Fara Shimbo on thu 17 jun 04


Well, I guess it's SORT OF raku and this is how I do it, anyway.

Fire your favorite Raku producing glaze in your favorite way.
I fire crystalline glazes with about 6% by addition red copper
oxide and 2% by addition silver (washed out from Art Clay Silver)
in a regular oxidation crystal fire. (I see no reason why it
shouldn't work with any glaze.) I fire my stuff to about cone
8.5, hold until I've got as big a crystal as I want and allow to
cool.

When the piece is cool, I set it on a bat on the wheel and
get the wheel turning at its very slowest speed. Fire up the
propane torch and then, holding the torch nozzle about 12 cm
away from the piece (or more, more is better so long as the flame
is touching the piece), I move the torch in slow circles. The
whole idea is never to let the flame linger too long in one spot.

With the copper, you will initially see metallic copper. If you
move the flame away at this point, the copper color remains.
Actually, what you've done is reduce the copper oxide CuO to a
thin film of metallic copper.
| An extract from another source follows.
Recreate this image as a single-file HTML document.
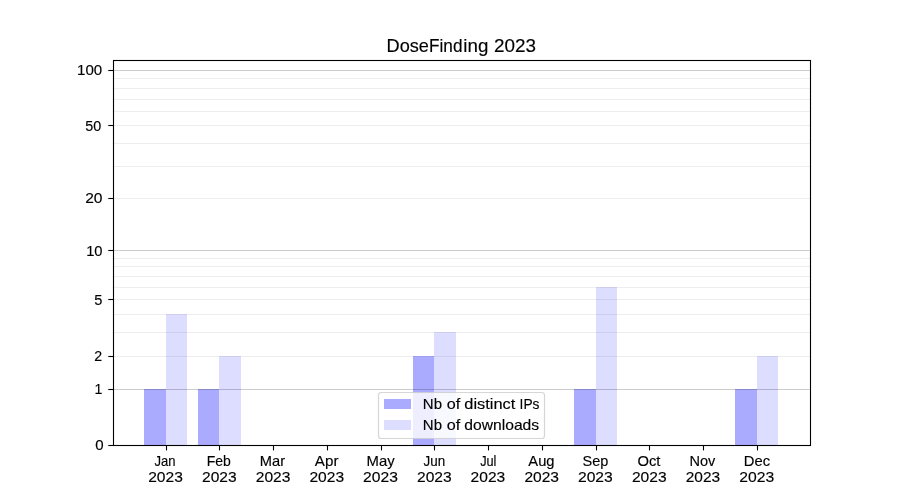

The longer you heat it, the more
likely the copper is re-oxidize back to CuO. Re-heating just a
little gets you some red. More heat goes to orange, to yellow,
seems to pretty much pass green, then to turquoise, then to royal
blue. You can sometimes, if you keep heating enough, get a
purple, but once you get the blue, you've gone as far as you can
go. Any more and you're back to black and this time it stays.

Now, you won't see these colors develop under the flame.
The area under the flame will always be copper. The colors
"bloom" when the flame is taken away. It's quite a spectacle
to watch! When I teach this technique at workshops everyone
gets so deliciously wide-eyed.

The colors do fade a bit over several months, just as regular
raku does.

I don't have to remind you that these pieces are HOT after
you "light them up." They should be left on the wheel to cool
or moved to a fireproof surface while wearing kiln gloves.

What you get out of all this is a very "velvety" texture. I've
found that if you polish the cooled-down stuff with whatever
copper or silver polish you like, you get the colors where you
left them on a glossy ground; it looks almost like luster...
in fact, I would say this is what the mother-of-pearl luster
-should- look like. The colors are more muted this way but
very lovely. I'm not sure which I like best.

Now, is there anyone out there who can explain to me why I
can't get a true green from this method?